Le tissu imaginé par Platon a l’allure d’un patchwork. Il propose une société de caste qui serait toujours en risque de se découdre. L’image du tissu tricoté invite plutôt à rêver d’une société égalitaire. Comme un tissu a besoin d’une trame pour tenir, cette société égalitaire n’en aurait pas moins une élite. Comme la trame du tissu, cette élite ne serait pas séparée du corps social mais répandue en lui. Elle serait enfouie en lui au lieu d’en être la partie la plus visible. Elle le contraindrait sans lui faire violence.
On pourrait poursuivre ce rêve à l’infini. Mais en matière politique, rêver n’est utile que si on revient à la réalité. A partir de ce rêve, on peut faire l’examen de l’état du tissu social. On peut voir les endroits où il se délite, comment s’étendent des zones de non droit, des déserts sociaux et culturels dont toute élite est absente : pas de médecins, pas d’institutions culturelles, pas de gendarmerie, pas même ces marchés qui autrefois voyaient affluer les populations de tout l’alentour. On voit les liens sociaux se défaire, les associations et les clubs disparaitre. On voit dans les villes que chacun se replie sur son foyer, son quant à soi, qu’il ignore ses voisins quand il ne leur est pas hostile. La nécessité de retricoter est urgente. Les grandes organisations politiques, syndicales et sociales qui structuraient autrefois la vie locale et la reliaient à la sociabilité globale ont besoin d’être reconstruites. La politique c’est aussi cela : faire revivre une association de quartier, une section syndicale, la cellule d’un parti, retourner sur les marchés même si ce n’est dans l’immédiat pour ne rien y faire d’autre que de bavarder avec quelques passants ; mais faire cela toujours avec l’idée de relier le local au national, le particulier au général, l’intérêt particulier à l’intérêt général. Une société se défait si elle n’est reliée que par le commerce et la consommation des mêmes produits standardisés. Autrement c’est l’homme lui-même qui se défait. Il devient consommateur, usager, contribuable, justiciable. Il est administré mais perd l’unité de son être.
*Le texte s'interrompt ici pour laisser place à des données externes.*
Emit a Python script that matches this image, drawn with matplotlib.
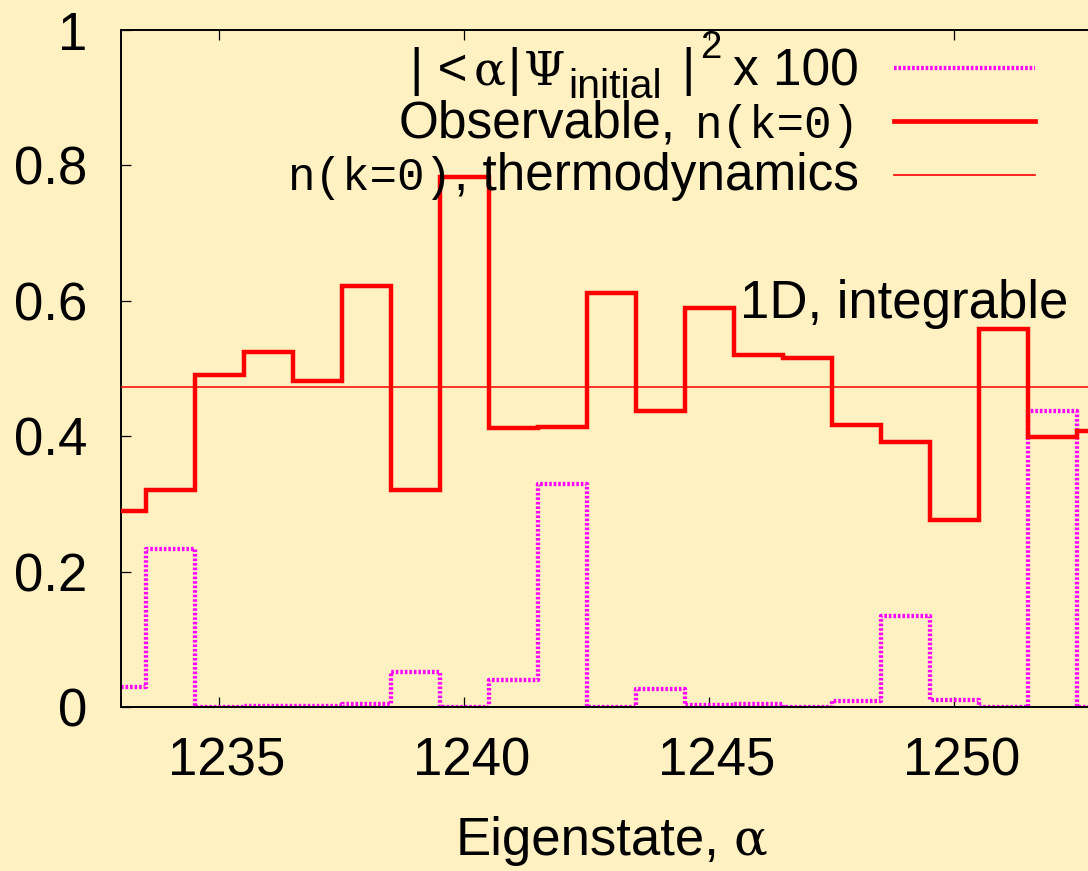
import numpy as np
import matplotlib
matplotlib.use("Agg")
import matplotlib.pyplot as plt
import matplotlib.transforms as mtransforms
from matplotlib.ticker import FixedLocator, FuncFormatter

# Eigenstate index and the quantities plotted for each one
eigenstates = np.arange(1233, 1254)
observable_nk0 = [0.289, 0.321, 0.490, 0.524, 0.482, 0.622, 0.320, 0.783,
                  0.412, 0.414, 0.611, 0.437, 0.590, 0.520, 0.515, 0.416,
                  0.392, 0.276, 0.559, 0.399, 0.408]
overlap_x100 = [0.030, 0.233, 0.000, 0.001, 0.002, 0.004, 0.052, 0.000,
                0.040, 0.329, 0.000, 0.026, 0.0025, 0.0045, 0.0005, 0.009,
                0.135, 0.010, 0.000, 0.437, 0.000]
nk0_thermo = 0.473

x_ticks = [1235, 1240, 1245, 1250]
y_ticks = [0, 0.2, 0.4, 0.6, 0.8, 1.0]

W, H = 1088, 871
BG = "#fff1c2"
SANS, GREEK, MONO = "Liberation Sans", "DejaVu Serif", "Liberation Mono"
MAGENTA = "#ff00ff"

fig = plt.figure(figsize=(W / 100, H / 100), dpi=100, facecolor=BG)

# plot box in pixels; the right side runs past the edge of the canvas
L, R, T, B = 121, 1150, 30, 707
ax = fig.add_axes([L / W, 1 - B / H, (R - L) / W, (B - T) / H], facecolor=BG)

DOTS = (0, (0.6, 0.45))
ax.plot(eigenstates, overlap_x100, drawstyle="steps-mid", color=MAGENTA,
        lw=3.1, ls=DOTS, dash_capstyle="butt", zorder=2)
ax.plot(eigenstates, observable_nk0, drawstyle="steps-mid", color="#ff0000",
        lw=3.2, zorder=3, solid_joinstyle="miter")
ax.axhline(nk0_thermo, color="#ff0000", lw=1.1, zorder=4)

ax.set_xlim(1233, 1254)
ax.set_ylim(0, 1)
ax.xaxis.set_major_locator(FixedLocator(x_ticks))
ax.yaxis.set_major_locator(FixedLocator(y_ticks))
ax.yaxis.set_major_formatter(FuncFormatter(lambda v, p: f"{v:g}"))
for s in ax.spines.values():
    s.set_linewidth(1.4)
ax.tick_params(axis="both", direction="in", length=7.2, width=0.9,
               labelsize=38, top=True, right=True)
ax.tick_params(axis="x", pad=21)
ax.tick_params(axis="y", pad=24)
for lab in ax.get_xticklabels() + ax.get_yticklabels():
    lab.set_fontfamily(SANS)
shift = mtransforms.ScaledTranslation(8 / 100, 0, fig.dpi_scale_trans)
for lab in ax.get_xticklabels():
    lab.set_transform(lab.get_transform() + shift)

renderer = fig.canvas.get_renderer()


def px(x, y):
    return x / W, 1 - y / H


def rich_line(pieces, x_right, y_base):
    """Lay out (text, family, size, rise_px, gap_before_px) pieces,
    right-aligned at x_right on baseline y_base (pixel coords from top)."""
    items = []
    for text, fam, size, rise, gap in pieces:
        t = fig.text(0, 0, text, family=fam, fontsize=size, va="baseline",
                     ha="left", zorder=10)
        w = t.get_window_extent(renderer).width
        items.append((t, w, rise, gap))
    total = sum(w + gap for _, w, _, gap in items)
    x = x_right - total
    for t, w, rise, gap in items:
        x += gap
        t.set_position(px(x, y_base - rise))
        x += w


FS = 37
rich_line([("| <", SANS, FS, 0, 0),
           ("\u03b1", GREEK, 34, 0, 6),
           ("|", SANS, FS, 0, 2),
           ("\u03a8", GREEK, 34, 0, 3),
           ("initial", SANS, FS * 0.8, -13, 3),
           ("|", SANS, FS, 0, 20),
           ("2", SANS, FS * 0.75, 27, 5),
           ("x 100", SANS, FS, 0, 12)], 859, 85)
rich_line([("Observable,", SANS, FS, 0, 0),
           ("n(k=0)", MONO, 33, 0, 18)], 859, 138)
rich_line([("n(k=0)", MONO, 33, 0, 0),
           (", thermodynamics", SANS, FS, 0, 2)], 859, 190)

# key samples
key_x = np.array([894, 1035]) / W
fig.add_artist(plt.Line2D(key_x, [1 - 68 / H] * 2, color=MAGENTA, lw=3.1,
                          ls=DOTS, dash_capstyle="butt"))
fig.add_artist(plt.Line2D(key_x, [1 - 121 / H] * 2, color="#ff0000", lw=3.4))
fig.add_artist(plt.Line2D(key_x, [1 - 175 / H] * 2, color="#ff0000", lw=1.2))

fig.text(*px(740, 318), "1D, integrable", family=SANS, fontsize=38,
         va="baseline", ha="left", zorder=10)

# axis title: sans text followed by a serif alpha
rich_line([("Eigenstate,", SANS, 38, 0, 0),
           ("\u03b1", GREEK, 36, 0, 14)], 767, 855)

fig.savefig("out.png", dpi=100, facecolor=BG)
On voit donc que prise ainsi la métaphore est productive. Elle permet d’aller à l’essentiel. Elle ouvre quelques perspectives pourvu qu’on ne perde pas de vue qu’elle n’est qu’une métaphore et qu’elle est appelée à être dépassée pour aller au concret : à la situation réelle, à son analyse et à ce qu’elle exige d’actions.
1– ce qui nous ramène à la question de la métaphore en philosophie déjà abordée par les articles du 7 novembre « bien parler et/ou bien penser » et du 10 novembre « Deleuze l’incompris » ainsi que par celui du 3 novembre « le mode de pensée Deleuzien ».